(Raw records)
···

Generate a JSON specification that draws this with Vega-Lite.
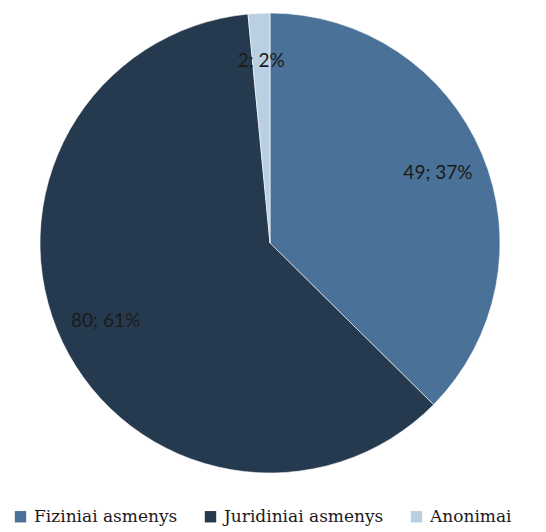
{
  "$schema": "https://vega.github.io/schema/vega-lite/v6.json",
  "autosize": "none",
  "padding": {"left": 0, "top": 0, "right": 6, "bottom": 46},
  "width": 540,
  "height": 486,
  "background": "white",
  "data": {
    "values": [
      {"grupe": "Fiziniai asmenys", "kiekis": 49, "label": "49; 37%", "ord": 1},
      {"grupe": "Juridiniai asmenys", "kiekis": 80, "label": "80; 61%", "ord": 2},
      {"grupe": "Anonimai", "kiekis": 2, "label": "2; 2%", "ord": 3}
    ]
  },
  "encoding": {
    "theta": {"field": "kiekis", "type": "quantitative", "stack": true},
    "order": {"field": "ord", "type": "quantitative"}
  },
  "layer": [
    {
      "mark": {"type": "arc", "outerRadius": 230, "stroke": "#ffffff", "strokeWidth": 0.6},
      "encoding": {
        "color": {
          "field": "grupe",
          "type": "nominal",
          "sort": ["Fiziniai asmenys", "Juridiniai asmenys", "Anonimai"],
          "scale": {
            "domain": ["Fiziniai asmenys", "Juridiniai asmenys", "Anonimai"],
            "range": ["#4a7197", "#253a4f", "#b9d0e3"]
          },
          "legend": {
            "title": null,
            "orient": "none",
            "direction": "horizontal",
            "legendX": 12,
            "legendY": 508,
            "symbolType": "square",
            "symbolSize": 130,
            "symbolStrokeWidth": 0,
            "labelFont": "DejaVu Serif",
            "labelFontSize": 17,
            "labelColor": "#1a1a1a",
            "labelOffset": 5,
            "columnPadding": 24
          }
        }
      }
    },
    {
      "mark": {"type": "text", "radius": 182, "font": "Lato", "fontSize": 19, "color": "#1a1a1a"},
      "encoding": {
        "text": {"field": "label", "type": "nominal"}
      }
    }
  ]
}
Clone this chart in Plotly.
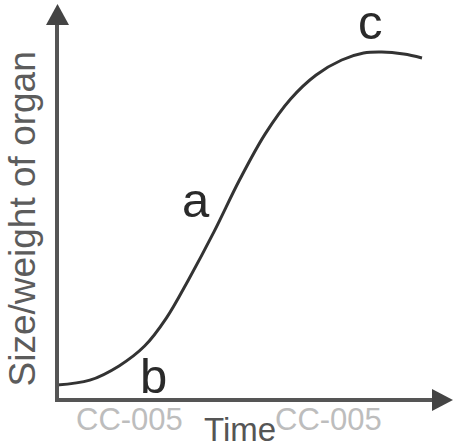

···

Written problem >>
Please transcribe the material above exactly as written. Leave the pictures out.

Task response >>
Generate a JSON specification that draws this with Vega-Lite.
{
  "$schema": "https://vega.github.io/schema/vega-lite/v6.json",
  "autosize": "none",
  "padding": {"left": 0, "top": 0, "right": 6, "bottom": 46},
  "width": 540,
  "height": 486,
  "background": "white",
  "data": {
    "values": [
      {"grupe": "Fiziniai asmenys", "kiekis": 49, "label": "49; 37%", "ord": 1},
      {"grupe": "Juridiniai asmenys", "kiekis": 80, "label": "80; 61%", "ord": 2},
      {"grupe": "Anonimai", "kiekis": 2, "label": "2; 2%", "ord": 3}
    ]
  },
  "encoding": {
    "theta": {"field": "kiekis", "type": "quantitative", "stack": true},
    "order": {"field": "ord", "type": "quantitative"}
  },
  "layer": [
    {
      "mark": {"type": "arc", "outerRadius": 230, "stroke": "#ffffff", "strokeWidth": 0.6},
      "encoding": {
        "color": {
          "field": "grupe",
          "type": "nominal",
          "sort": ["Fiziniai asmenys", "Juridiniai asmenys", "Anonimai"],
          "scale": {
            "domain": ["Fiziniai asmenys", "Juridiniai asmenys", "Anonimai"],
            "range": ["#4a7197", "#253a4f", "#b9d0e3"]
          },
          "legend": {
            "title": null,
            "orient": "none",
            "direction": "horizontal",
            "legendX": 12,
            "legendY": 508,
            "symbolType": "square",
            "symbolSize": 130,
            "symbolStrokeWidth": 0,
            "labelFont": "DejaVu Serif",
            "labelFontSize": 17,
            "labelColor": "#1a1a1a",
            "labelOffset": 5,
            "columnPadding": 24
          }
        }
      }
    },
    {
      "mark": {"type": "text", "radius": 182, "font": "Lato", "fontSize": 19, "color": "#1a1a1a"},
      "encoding": {
        "text": {"field": "label", "type": "nominal"}
      }
    }
  ]
}
Clone this chart in Plotly.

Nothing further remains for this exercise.